13. A daredevil decides to jump a canyon. Its walls are equally high and 10 m apart. He takes off by driving a motorcycle up a short ramp sloped at
an angle of 15°. What minimum speed must he have in order to clear the canyon?
14. A mountain climber is stranded on a ledge 30 m above the ground (Fig. P3.54). Rescuers on the ground want to shoot a projectile to him with a
rope attached to it. If the projectile is directed upward at an initial angle of 55° from a horizontal distance of 50 m, determine the initial speed the
projectile must have in order to land on the ledge.
15. A ball is thrown straight upward and returns to the thrower’s hand after 3.00 s in the air. A second ball is thrown at an angle of 30.0° with the
horizontal.
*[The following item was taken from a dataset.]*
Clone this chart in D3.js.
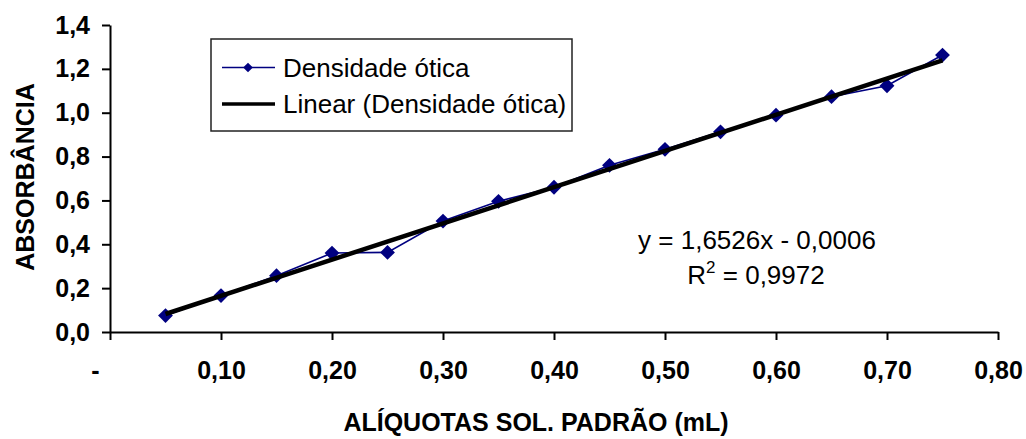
<!DOCTYPE html>
<html>
<head>
<meta charset="utf-8">
<script src="https://cdn.jsdelivr.net/npm/d3@7"></script>
<style>
  html, body { margin: 0; padding: 0; background: #fff; }
  svg { display: block; font-family: "Liberation Sans", Arial, sans-serif; }
</style>
</head>
<body>
<svg id="chart" width="1026" height="439"></svg>
<script>
// Alíquotas da solução padrão (mL) e densidade ótica medida
const aliquotas = [0.05, 0.10, 0.15, 0.20, 0.25, 0.30, 0.35, 0.40, 0.45, 0.50, 0.55, 0.60, 0.65, 0.70, 0.75];
const densidade = [0.075, 0.166, 0.257, 0.360, 0.363, 0.506, 0.596, 0.660, 0.760, 0.833, 0.913, 0.989, 1.073, 1.123, 1.263];

// Regressão linear: y = 1,6526x - 0,0006 ; R² = 0,9972
const inclinacao = 1.6526;
const intercepto = -0.0006;
const r2 = "0,9972";

const xTicks = [0, 0.1, 0.2, 0.3, 0.4, 0.5, 0.6, 0.7, 0.8];
const yTicks = [0, 0.2, 0.4, 0.6, 0.8, 1.0, 1.2, 1.4];

const serieNome = "Densidade ótica";
const tendenciaNome = "Linear (Densidade ótica)";
const tituloX = "ALÍQUOTAS SOL. PADRÃO (mL)";
const tituloY = "ABSORBÂNCIA";

const br = d3.formatLocale({ decimal: ",", thousands: ".", grouping: [3], currency: ["R$", ""] });
const fmtY = br.format(".1f");
const fmtX = v => (v === 0 ? "-" : br.format(".2f")(v));

const svg = d3.select("#chart");
const x = d3.scaleLinear().domain([0, 0.8]).range([110, 998]);
const y = d3.scaleLinear().domain([0, 1.4]).range([332, 25]);

const navy = "#000080";

// Eixo Y
const gy = svg.append("g")
  .attr("transform", `translate(${x(0)},0)`)
  .call(d3.axisLeft(y).tickValues(yTicks).tickFormat(fmtY).tickSize(8).tickSizeOuter(0).tickPadding(12));

// Eixo X
const gx = svg.append("g")
  .attr("transform", `translate(0,${y(0)})`)
  .call(d3.axisBottom(x).tickValues(xTicks).tickFormat(fmtX).tickSize(8).tickSizeOuter(0).tickPadding(21));

[gx, gy].forEach(g => {
  g.select(".domain").attr("stroke", "#000").attr("stroke-width", 2);
  g.selectAll(".tick line").attr("stroke", "#000").attr("stroke-width", 2);
  g.selectAll(".tick text")
    .attr("fill", "#000")
    .style("font-family", "'Liberation Sans', Arial, sans-serif")
    .style("font-weight", "bold")
    .style("font-size", "25px");
});
// o rótulo do zero usa o formato contábil, deslocado à esquerda
gx.selectAll(".tick text").filter(d => d === 0).attr("dx", -15);

// Série de dados
const pts = aliquotas.map((a, i) => [a, densidade[i]]);
svg.append("path")
  .datum(pts)
  .attr("fill", "none")
  .attr("stroke", navy)
  .attr("stroke-width", 1.6)
  .attr("d", d3.line().x(d => x(d[0])).y(d => y(d[1])));

const diamond = d3.symbol().type(d3.symbolDiamond2);
svg.append("g").selectAll("path")
  .data(pts)
  .join("path")
  .attr("transform", d => `translate(${x(d[0])},${y(d[1])})`)
  .attr("d", diamond.size(140)())
  .attr("fill", navy);

// Linha de tendência
const xMin = d3.min(aliquotas), xMax = d3.max(aliquotas);
svg.append("line")
  .attr("x1", x(xMin)).attr("y1", y(inclinacao * xMin + intercepto))
  .attr("x2", x(xMax)).attr("y2", y(inclinacao * xMax + intercepto))
  .attr("stroke", "#000")
  .attr("stroke-width", 4.5);

// Equação e R²
const eq = svg.append("g").style("font-size", "26px").attr("fill", "#000");
eq.append("text")
  .attr("x", 757).attr("y", 249)
  .attr("text-anchor", "middle")
  .text(`y = ${br.format(".4f")(inclinacao)}x - ${br.format(".4f")(Math.abs(intercepto))}`);
const r2t = eq.append("text")
  .attr("x", 756).attr("y", 284)
  .attr("text-anchor", "middle");
r2t.append("tspan").text("R");
r2t.append("tspan").attr("dy", -11).style("font-size", "17px").text("2");
r2t.append("tspan").attr("dy", 11).text(` = ${r2}`);

// Legenda
const lg = svg.append("g");
lg.append("rect")
  .attr("x", 211).attr("y", 39).attr("width", 361).attr("height", 92)
  .attr("fill", "#fff").attr("stroke", "#222").attr("stroke-width", 1.5);
lg.append("line").attr("x1", 222).attr("x2", 275).attr("y1", 67.5).attr("y2", 67.5)
  .attr("stroke", navy).attr("stroke-width", 1.6);
lg.append("path").attr("transform", "translate(248,67.5)")
  .attr("d", d3.symbol().type(d3.symbolDiamond2).size(60)()).attr("fill", navy);
lg.append("line").attr("x1", 222).attr("x2", 275).attr("y1", 104).attr("y2", 104)
  .attr("stroke", "#000").attr("stroke-width", 3.5);
lg.append("text").attr("x", 283).attr("y", 76.5).style("font-size", "26px").text(serieNome);
lg.append("text").attr("x", 283).attr("y", 113).style("font-size", "26px").text(tendenciaNome);

// Títulos dos eixos
svg.append("text")
  .attr("x", 536).attr("y", 431)
  .attr("text-anchor", "middle")
  .style("font-weight", "bold").style("font-size", "25px")
  .text(tituloX);
svg.append("text")
  .attr("transform", "translate(34,177) rotate(-90)")
  .attr("text-anchor", "middle")
  .style("font-weight", "bold").style("font-size", "25px")
  .text(tituloY);
</script>
</body>
</html>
At what speed must the second ball be thrown so that it reaches the same height as the one thrown vertically?
16. A 2.00-m-tall basketball player wants to make a basket from a distance of 10.0 m, as in Figure P3.58. If he shoots the ball at a 45.0° angle, at
what initial speed must he throw the basketball so that it goes through the hoop without striking the backboard?

17. Figure P3.60 illustrates the difference in proportions between the male and female anatomies. The displacements d1m and d1f from the bottom of
the feet to the navel have magnitudes of 104 cm and 84.0 cm, respectively. The displacements d2m and d2f have magnitudes of 50.0 cm and 43.0 cm,
respectively. (a) Find the vector sum of the displacements d1 and d2 in each case. (b) The male figure is 180 cm tall, the female 168 cm. Normalize the
displacements of each figure to a common height of 200 cm, and reform the vector sums as in part (a). Then find the vector difference between the
two sums.

18. Instructions for finding a buried treasure include the following: Go 75.0 paces at 240°, turn to 135° and walk 125 paces, then travel 100 paces at
160°. Determine the resultant displacement from the starting point.